Many of the tariffs have already been walked back. What are some of the more significant examples you’ve seen?

In general, what we’ve seen during the Trump presidency is a huge mismatch between the rhetoric and the actual policy implementation. So we see that there are constantly big announcements — there are big new tariffs coming, and this is dramatically different from anything that’s happened in the past. And then slowly, in the weeks or months after, things get walked back and we sort of exempt some countries. It comes back to what I see as Trump’s goal here, which is constant turmoil — this constant churn on trade policy. The steel and aluminum tariffs are where we saw this the clearest. There were rumors in the news and leaks for a long time that these tariffs were coming, then eventually it was announced that we were going to impose these tariffs on all countries. Then, they say we’re actually going to grant exemptions for the European Union, NAFTA partners, Australia and Korea — the set of countries that account for roughly 80 percent of U.S. steel and aluminum imports. Then over time, we’re renegotiating these exemptions, and sometimes you hit people with new tariffs and sometimes you take them off. It’s a constant back-and-forth, and it makes it difficult to follow. There’s so much action up here in the rhetoric, then far less action on the ground.

Let’s shift away from Asia. Where do we stand with Canada?

This is a key period for NAFTA. The three partners have a deadline at the end of this month. Where that comes from is the Mexican president’s last day in office is the end of November, and probably for Mexican domestic political reasons, they want the outgoing president to sign a new agreement rather than the incoming president. So that means we want to sign by Dec. 1, and working back from the U.S. congressional calendar, we need to have a released full text at least 60 days before a signature. So that means the end of September is when we need a full text. There’s a U.S. -Mexico deal in principle, and there are ongoing U.S. -Canada talks and trilateral talks. It’s really a tossup as to whether a deal gets announced or not. But I’d say that even if a deal is announced by the end of this month, there are still huge obstacles to it actually coming into play. In the U.S. , it will be the next Congress that will have to ratify this deal.

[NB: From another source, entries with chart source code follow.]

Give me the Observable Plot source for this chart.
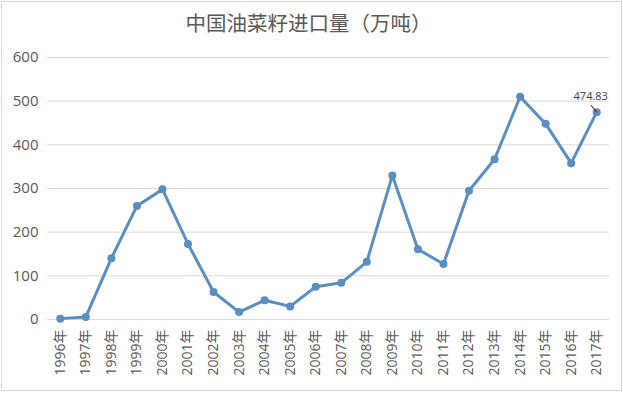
<!DOCTYPE html>
<html><head><meta charset="utf-8">
<script src="https://cdn.jsdelivr.net/npm/d3@7"></script>
<script src="https://cdn.jsdelivr.net/npm/@observablehq/plot@0.6"></script>
<style>
body{margin:0;background:#fff;}
#wrap{position:relative;width:623px;height:393px;overflow:hidden;background:#fff;}
#title{height:44px;line-height:44px;text-align:center;font-family:"Noto Sans CJK SC";font-size:20.5px;color:#595959;padding-right:6px;}
#frame{position:absolute;left:1px;top:1px;width:619px;height:388px;border:1px solid #d9d9d9;pointer-events:none;}
</style></head>
<body>
<div id="wrap">
<div id="title">中国油菜籽进口量（万吨）</div>
<div id="chart"></div>
<div id="frame"></div>
</div>
<script>
const years = ["1996年","1997年","1998年","1999年","2000年","2001年","2002年","2003年","2004年","2005年","2006年","2007年","2008年","2009年","2010年","2011年","2012年","2013年","2014年","2015年","2016年","2017年"];
const imports = [2, 6, 140, 260, 298, 173, 63, 17, 44, 30, 75, 84, 132, 330, 161, 127, 295, 367, 510, 448, 358, 474.83];
const yTicks = [0, 100, 200, 300, 400, 500, 600];
const annotatedLabel = "474.83";

const data = years.map((y, i) => ({year: y, value: imports[i]}));
const last = [data[data.length - 1]];
const lineColor = "#5b8ec1";

const leader = {
  draw(context, l) {
    context.moveTo(0, 0);
    context.lineTo(0, -l);
  }
};

const chart = Plot.plot({
  width: 623,
  height: 349,
  marginTop: 13,
  marginBottom: 74,
  marginLeft: 47,
  marginRight: 14,
  style: {fontFamily: "'Open Sans', 'Noto Sans CJK SC', sans-serif", color: "#595959", background: "transparent"},
  x: {type: "point", domain: years, padding: 0.5, round: false},
  y: {domain: [0, 600]},
  marks: [
    Plot.ruleY(yTicks, {stroke: "#d9d9d9", strokeWidth: 1}),
    Plot.axisY({ticks: yTicks, tickSize: 0, tickPadding: 9, fontSize: 15, label: null}),
    Plot.axisX({tickRotate: -90, tickSize: 0, tickPadding: 10, fontSize: 14, label: null}),
    Plot.line(data, {x: "year", y: "value", stroke: lineColor, strokeWidth: 3}),
    Plot.dot(data, {x: "year", y: "value", r: 4, fill: lineColor}),
    Plot.vector(last, {x: "year", y: "value", rotate: -40, length: 9, anchor: "start", shape: leader, stroke: "#303030", strokeWidth: 1}),
    Plot.text(last, {x: "year", y: "value", text: () => annotatedLabel, dx: -6, dy: -16, fontSize: 11, fill: "#404040"})
  ]
});
document.getElementById("chart").appendChild(chart);
</script>
</body></html>
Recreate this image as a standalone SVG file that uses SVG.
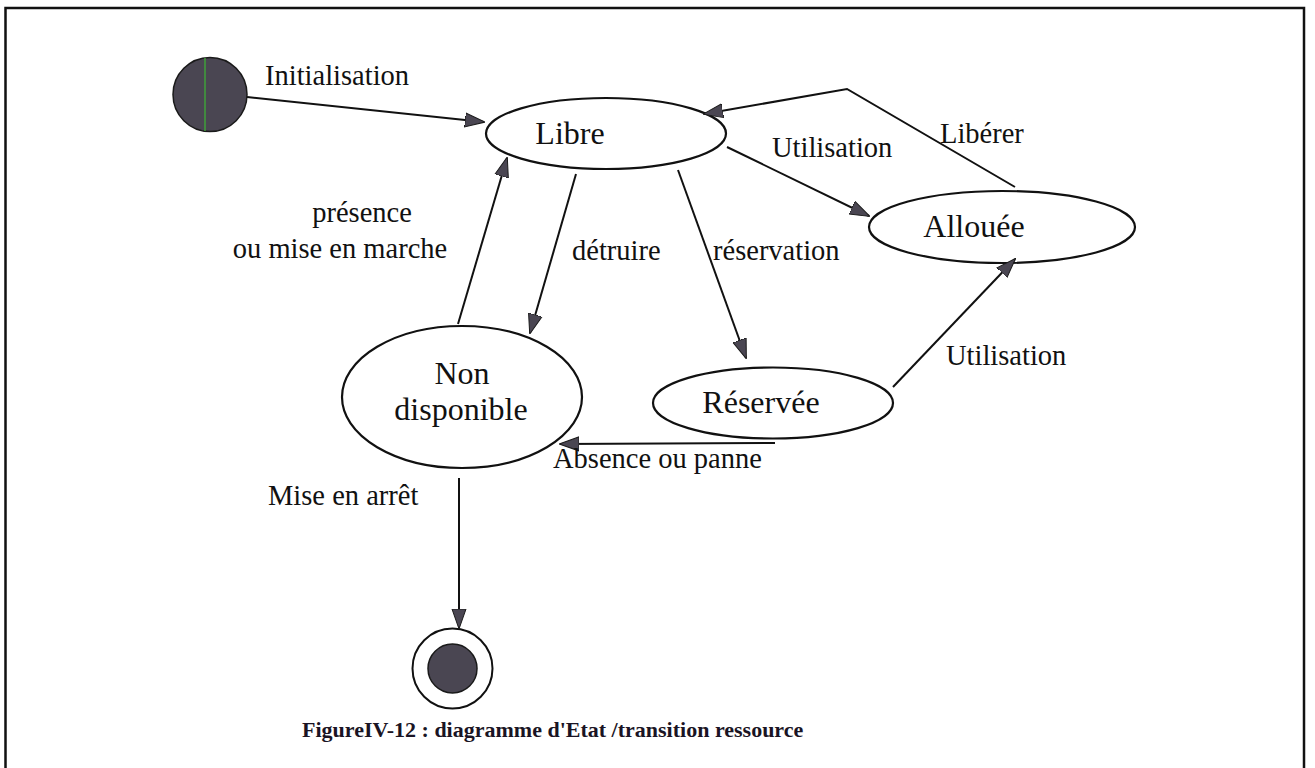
<svg xmlns="http://www.w3.org/2000/svg" width="1315" height="768" viewBox="0 0 1315 768">
  <style>
    .frame { fill: #ffffff; stroke: #111111; stroke-width: 2.5; }
    .state { fill: #ffffff; stroke: #111111; stroke-width: 2.2; }
    .pseudo { fill: #4a4652; stroke: #1a1a1a; stroke-width: 1.5; }
    .edge { fill: none; stroke: #111111; stroke-width: 2; marker-end: url(#head); }
    .edge-plain { fill: none; stroke: #111111; stroke-width: 2; }
    .name { font-family: "Liberation Serif", "Times New Roman", serif; font-size: 32px; fill: #111111; text-anchor: middle; }
    .lbl { font-family: "Liberation Serif", "Times New Roman", serif; font-size: 28.5px; fill: #111111; }
    .caption { font-family: "Liberation Serif", "Times New Roman", serif; font-size: 22px; font-weight: bold; fill: #1a1424; }
  </style>
  <defs>
    <marker id="head" markerUnits="userSpaceOnUse" markerWidth="20" markerHeight="16" viewBox="0 0 20 16" refX="19" refY="8" orient="auto">
      <path d="M0,1 L20,8 L0,15 Z" fill="#4a4652" stroke="#1a1a1a" stroke-width="1"/>
    </marker>
  </defs>

  <!-- outer frame -->
  <rect class="frame" x="5.5" y="8" width="1298.5" height="770"/>

  <!-- initial pseudo-state -->
  <g id="initial">
    <circle class="pseudo" cx="210" cy="94.5" r="37"/>
    <line x1="205" y1="58" x2="205" y2="131" stroke="#3fa03a" stroke-width="1.5"/>
  </g>

  <!-- states -->
  <g id="libre">
    <ellipse class="state" cx="606" cy="133.5" rx="120" ry="35.5"/>
    <text class="name" x="570" y="144">Libre</text>
  </g>
  <g id="allouee">
    <ellipse class="state" cx="1002" cy="227" rx="133" ry="36"/>
    <text class="name" x="974" y="237">Allouée</text>
  </g>
  <g id="non-disponible">
    <ellipse class="state" cx="462" cy="397" rx="120" ry="71"/>
    <text class="name" x="462" y="384">Non</text>
    <text class="name" x="461" y="420">disponible</text>
  </g>
  <g id="reservee">
    <ellipse class="state" cx="773" cy="403" rx="120" ry="35.5"/>
    <text class="name" x="761" y="413">Réservée</text>
  </g>

  <!-- final pseudo-state -->
  <g id="final">
    <circle cx="452.5" cy="668.5" r="40" fill="#ffffff" stroke="#111111" stroke-width="2"/>
    <circle class="pseudo" cx="452.5" cy="668.5" r="24.5"/>
  </g>

  <!-- transitions -->
  <g id="connectors">
    <line class="edge" x1="247" y1="97" x2="484" y2="122"/>
    <polyline class="edge" points="1015,187 847,89 704,114"/>
    <line class="edge" x1="727" y1="147" x2="869" y2="216"/>
    <line class="edge" x1="458" y1="324" x2="507" y2="158"/>
    <line class="edge" x1="576" y1="174" x2="530" y2="333"/>
    <line class="edge" x1="678" y1="170" x2="746" y2="358"/>
    <line class="edge" x1="893" y1="387" x2="1015" y2="259"/>
    <line class="edge" x1="775" y1="443" x2="560" y2="444"/>
    <line class="edge" x1="459" y1="478" x2="459" y2="628"/>
  </g>

  <!-- transition labels -->
  <g id="labels">
    <text class="lbl" x="265" y="85">Initialisation</text>
    <text class="lbl" x="772" y="157">Utilisation</text>
    <text class="lbl" x="940" y="143">Libérer</text>
    <text class="lbl" x="362" y="222" text-anchor="middle">présence</text>
    <text class="lbl" x="340" y="258" text-anchor="middle">ou mise en marche</text>
    <text class="lbl" x="572" y="260">détruire</text>
    <text class="lbl" x="713" y="260">réservation</text>
    <text class="lbl" x="946" y="365">Utilisation</text>
    <text class="lbl" x="553" y="468">Absence ou panne</text>
    <text class="lbl" x="268" y="505">Mise en arrêt</text>
  </g>

  <text class="caption" x="302" y="737">FigureIV-12 : diagramme d'Etat /transition ressource</text>
</svg>
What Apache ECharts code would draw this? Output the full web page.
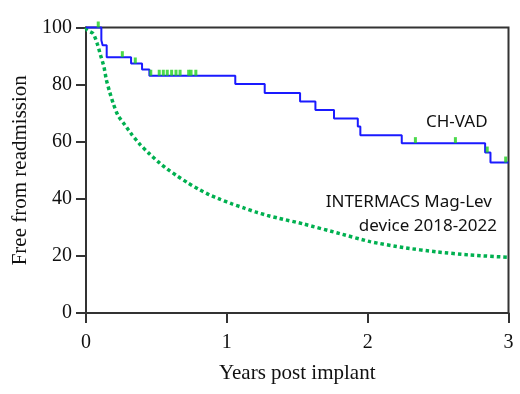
<!DOCTYPE html>
<html>
<head>
<meta charset="utf-8">
<script src="https://cdn.jsdelivr.net/npm/echarts@6/dist/echarts.min.js"></script>
<style>
html,body{margin:0;padding:0;background:#fff;}
#chart{width:520px;height:394px;}
</style>
</head>
<body>
<div id="chart"></div>
<script>
// CH-VAD Kaplan-Meier step curve (years, % free from readmission)
var kmTimes = [0, 0.109, 0.118, 0.147, 0.32, 0.398, 0.45, 1.06, 1.269, 1.52, 1.629, 1.761, 1.93, 1.948, 2.242, 2.834, 2.872, 3.0];
var kmValues = [100, 95.5, 93.8, 89.6, 87.4, 85.3, 83.1, 80.2, 77.1, 74.1, 71.1, 68.1, 65.3, 62.3, 59.5, 56.2, 52.7, 52.7];
// censored observations
var censorTimes = [0.087, 0.258, 0.35, 0.46, 0.52, 0.549, 0.577, 0.608, 0.639, 0.668, 0.729, 0.746, 0.78, 2.339, 2.623, 2.849, 2.98];
var censorValues = [100, 89.6, 87.4, 83.1, 83.1, 83.1, 83.1, 83.1, 83.1, 83.1, 83.1, 83.1, 83.1, 59.5, 59.5, 56.2, 52.7];
// INTERMACS Mag-Lev device 2018-2022
var imTimes = [0, 0.009, 0.052, 0.08, 0.104, 0.128, 0.144, 0.168, 0.194, 0.227, 0.277, 0.327, 0.384, 0.445, 0.509, 0.577, 0.648, 0.722, 0.798, 0.876, 0.954, 1.037, 1.12, 1.202, 1.286, 1.368, 1.543, 1.78, 2.017, 2.254, 2.49, 2.727, 3.0];
var imValues = [100, 99, 97.8, 94.3, 90.2, 86.1, 81.8, 77.4, 73.3, 69.2, 65.8, 62.4, 59, 56, 53.1, 50.4, 48, 45.6, 43.4, 41.4, 39.8, 38.2, 36.8, 35.4, 34.2, 33.2, 31.2, 28.1, 25, 22.9, 21.4, 20.3, 19.5];
// axes
var xTicks = [0, 1, 2, 3];
var yTicks = [0, 20, 40, 60, 80, 100];
var xAxisTitle = 'Years post implant';
var yAxisTitle = 'Free from readmission';
var labelCH = 'CH-VAD';
var labelIM1 = 'INTERMACS Mag-Lev';
var labelIM2 = 'device 2018-2022';

function zip(a, b) { return a.map(function (v, i) { return [v, b[i]]; }); }

var chart = echarts.init(document.getElementById('chart'), null, {renderer: 'canvas'});
var axisColor = '#333';
var serif = '"Liberation Serif", "Times New Roman", serif';
var sans = '"Noto Sans", "Open Sans", sans-serif';

chart.setOption({
  animation: false,
  backgroundColor: '#fff',
  grid: {left: 86, right: 11.5, top: 27.5, bottom: 81, show: true, borderColor: axisColor, borderWidth: 2, backgroundColor: 'transparent'},
  xAxis: {
    type: 'value', min: xTicks[0], max: xTicks[xTicks.length - 1], interval: 1,
    name: xAxisTitle, nameLocation: 'middle', nameGap: 50,
    nameTextStyle: {fontFamily: serif, fontSize: 21, color: '#111'},
    axisLine: {show: true, onZero: false, lineStyle: {color: axisColor, width: 2}},
    axisTick: {show: true, inside: false, length: 10, lineStyle: {color: axisColor, width: 2}},
    axisLabel: {fontFamily: serif, fontSize: 20, color: '#111', margin: 20},
    splitLine: {show: false}
  },
  yAxis: {
    type: 'value', min: yTicks[0], max: yTicks[yTicks.length - 1], interval: 20,
    name: yAxisTitle, nameLocation: 'middle', nameGap: 55,
    nameTextStyle: {fontFamily: serif, fontSize: 21, color: '#111'},
    axisLine: {show: true, onZero: false, lineStyle: {color: axisColor, width: 2}},
    axisTick: {show: true, inside: false, length: 10, lineStyle: {color: axisColor, width: 2}},
    axisLabel: {fontFamily: serif, fontSize: 20, color: '#111', margin: 14},
    splitLine: {show: false}
  },
  series: [
    {
      type: 'line', data: zip(imTimes, imValues), showSymbol: false, smooth: 0.2,
      lineStyle: {color: '#00b050', width: 3.5, type: [3.5, 3], cap: 'butt'},
      z: 2
    },
    {
      type: 'line', data: zip(kmTimes, kmValues), step: 'end', showSymbol: false,
      lineStyle: {color: '#1a1aff', width: 2},
      z: 3, clip: false
    },
    {
      type: 'scatter', data: zip(censorTimes, censorValues), symbol: 'rect', symbolSize: [3, 6], symbolOffset: [0, -3],
      itemStyle: {color: '#1fd11f'}, z: 4, clip: false
    }
  ],
  graphic: [
    {type: 'text', left: 426, top: 114, style: {text: labelCH, font: '17px ' + sans, fill: '#111'}},
    {type: 'text', right: 28, top: 194, style: {text: labelIM1, font: '17px ' + sans, fill: '#111', textAlign: 'right'}},
    {type: 'text', right: 23, top: 218, style: {text: labelIM2, font: '17px ' + sans, fill: '#111', textAlign: 'right'}}
  ]
});
</script>
</body>
</html>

I don’t see either congressional Republicans or Democrats being highly incentivized to vote for it.

Why not?

For Republicans, trade is the one issue where they’ve often had a lot of distance with Trump. And interestingly, some of the (anticipated) changes in the new NAFTA are kind of closer to traditional Democratic preferences on trade. Having said that, Democrats voting for what seems like a victory for Trump seems unlikely. The U.S. trade rep has gone into these negotiations saying he wants to upend the politics of trade and thinks he can sign a new trade deal that both Republicans and Democrats can sign onto. In a sense he’s right, in that traditionally you’ve had Republicans vote for free trade and Democrats be more skeptical. He has sort of changed the politics a bit to give more weight to traditional Democratic concerns.

Trump has faced a lot of blowback from Republican lawmakers from farm states on trade. Where else is it coming from?

In general, the chamber of commerce Republicans, the business lobby groups, are opposed to it. One particular issue is on the investor state dispute settlement rules, which let companies sue foreign governments. The new NAFTA looks likely to substantially scale back those investment rules. It seems likely that the rules on autos are going to lead to less auto trade overall. Again, it’s hard to know without the text, but it generally moves away from freer trade and toward more kind of managed trade.

There seems to be a parlor game in the media where we ask experts when they think the next recession will happen. I’m going to play it. What do you think?

I don’t think predicting recessions is a good game to play. (Laughs.) What we can say is we’ve now had a very long recovery period — a slow one, but a long, sustained economy. So there’s probably a recession coming at some point. Trying to predict when that will be and what will cause it is almost impossible.

Speaking of the media, are there areas where you think the media are not paying enough attention to global economics and trade? Do you ever think, “Why is everybody looking this direction, when we should be looking over here?

”A little bit. I was talking before about the mismatch between the administration’s rhetoric versus the policy, and I think that’s an area where the media has really struggled. Not unreasonably, the media is used to the idea that when you have a big policy announcement, something big is happening on the ground. But that isn’t true in this administration. My favorite example of this was a few months ago when at a Cabinet meeting, there was an off the cuff remark where Trump said he’d directed Wilbur Ross to look at the U.S. rejoining the TPP. And this was literally on the front page of the New York Times and Washington Post the next day, saying this was huge. To me, it was obvious that this was nothing and wasn’t going to happen. There was no reason to take it seriously; it was just sort of made up.

Why was it so obvious?

If you look at the history of how Trump has acted in office, it was obvious. I think his first week he announced he was going to impose a 20 percent tax on Mexican imports to pay for the wall, for instance, and a week later we forgot about that. Then he announced that we were going to withdraw from NAFTA, and a week later we forgot about that. So it’s constantly, “I want to make headlines on policy, but I don’t really care what happens down the line. ”So I think the media has been too quick to follow every zig and zag of trade policy, missing the underlying continuity. That makes it really tough. You have this major announcement, but at that time nothing really happens. But over time some of it does get implemented. It makes it very hard to track what’s happening on the ground. But figuring out that disconnect between the rhetoric and the actual policy is kind of where I’d press the media.